Un ovni sensitif extrêmement rare, quasi introuvable et méconnu dépeignant avec une originalité singulière les affres de l'adolescence impliquant un jeune quidam âgé de 15 ans, éperdument amoureux d'une séduisante aguicheuse majeur mais égarée et nonchalante.
Si le film s'est vu écopé d'une interdiction au moins de 18 ans à l'époque de sa sortie, c'est en rapport à la relation ciselée, politiquement incorrecte, répréhensible entre un mineur et une adulte consentante qui aura tant brusqué et offensé la censure bien pensante originelle.

Mike est un jeune garçon timide et maladroit occupé à un nouveau poste manutentionnaire dans un bain public. Il y fait la connaissance d'une des employées, Susan, jeune fille instable qui accumule les conquêtes sans lendemain.
Rapidement, Mike va se lier d'amitié avec elle pour en tomber follement amoureux.

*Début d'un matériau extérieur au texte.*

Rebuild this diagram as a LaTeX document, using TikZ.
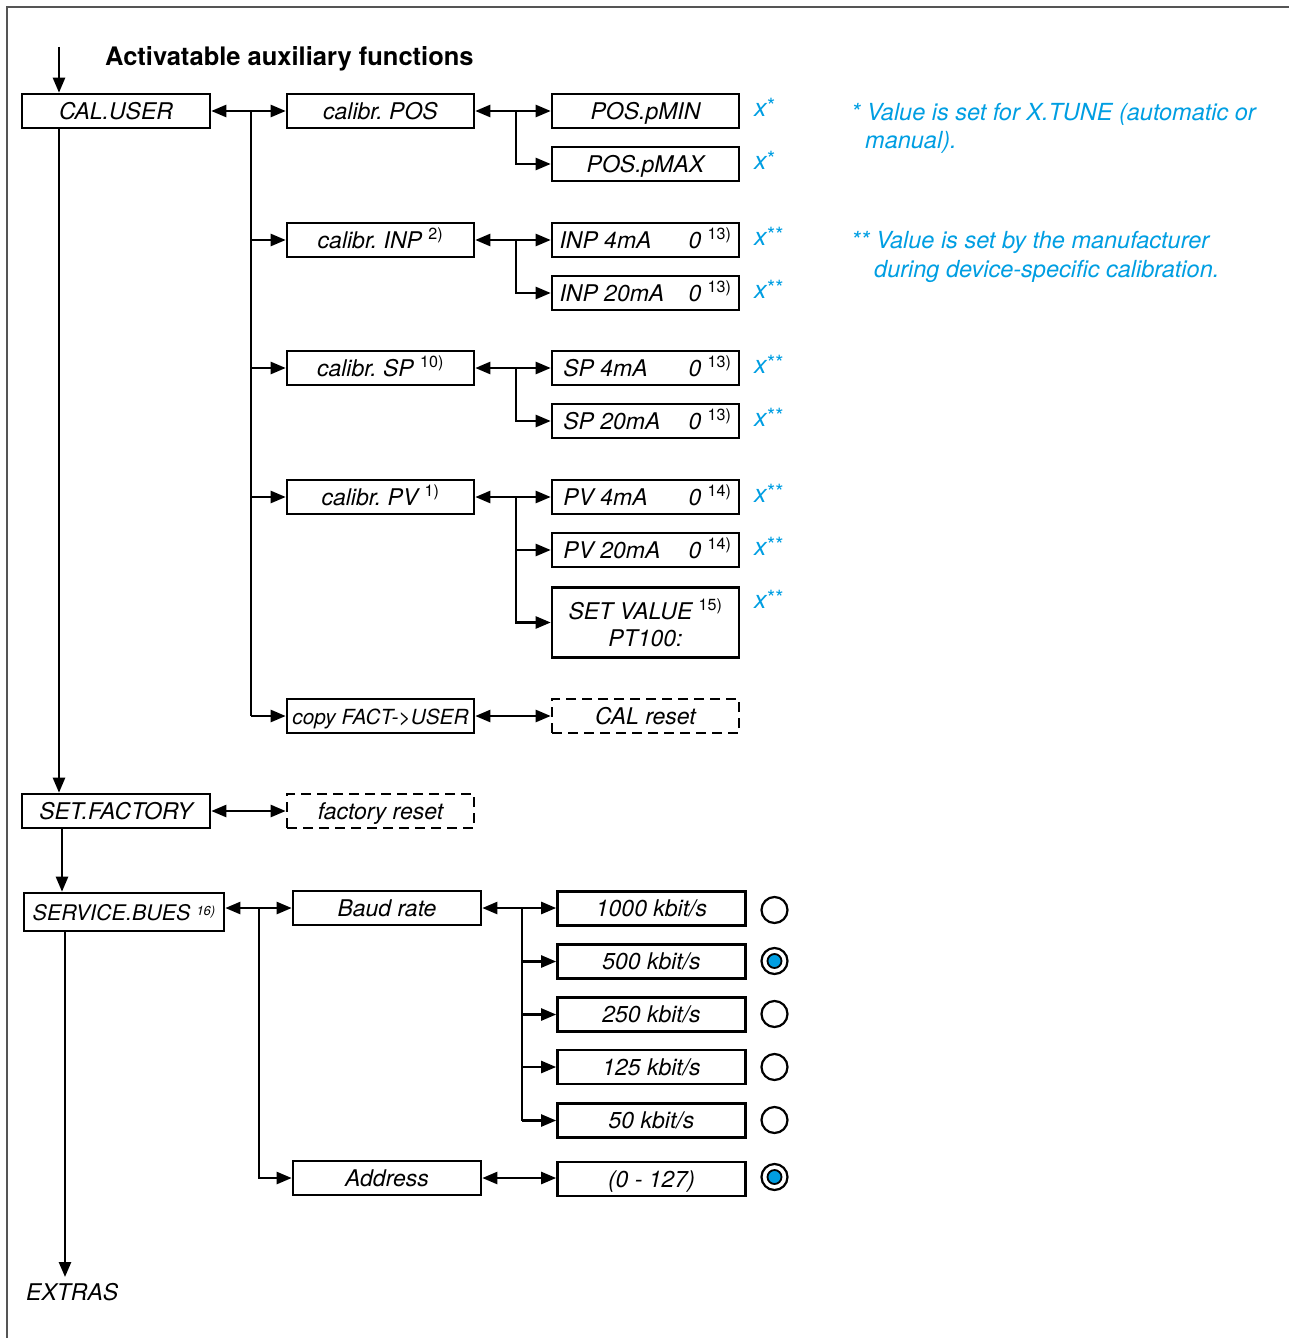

                               

Difficile d'équilibrer un avis fluide et concret à la sortie de cette projection tant cette oeuvre étonnamment moderne et hors norme ne ressemble à rien de connu, déroutant le spectateur de manière continuelle en bousculant nos habitudes et en réinventant l'outil cinématographique par une mise en scène ambitieuse, virtuose, en quête d'innovations perpétuelles.
Cette histoire d'amour étrangement pastel pour s'appesantir brutalement vers une nuance terne dans son point d'orgue capital se révèle d'une sensibilité et d'une fragilité sous-jacente dans sa structure réaliste à la limite du reportage pris sur le vif !
On peut aussi le définir comme un film expérimental, une introspection viscérale des rapports humains où nos protagonistes sont ici répertoriés comme des êtres fantasques délurés, irascibles, versatiles, instables et refoulés. D'ailleurs, le spectateur dérouté pourrait éprouver une certaine irritation dans les agissements véhéments, ardents de nos protagonistes constamment joueurs de mesquinerie dans leur relation amicale virant à la romance courtisée pour l'un d'eux, obsédé par la liaison amoureuse.
Deep end dépeint avec autant d'humanité que d'absurdité saugrenue les rapports équivoques entre un garçon introverti irresponsable et une jeune allumeuse paumée et dévergondée se réfugiant dans les relations sexuelles insignifiantes en guise d'affection et cela depuis l'absence fustigée d'une mère décédée.
S'ensuit entre nos deux amants insolents et désinvoltes un jeu indocile façon "fuis moi, je te suis, suis moi, je te fuis" dans des contextes grotesques et démesurées, de manière à mieux nous interloquer dans un insolite jeu de pouvoir sur les étroits rapports amoureux ambigus et incertains.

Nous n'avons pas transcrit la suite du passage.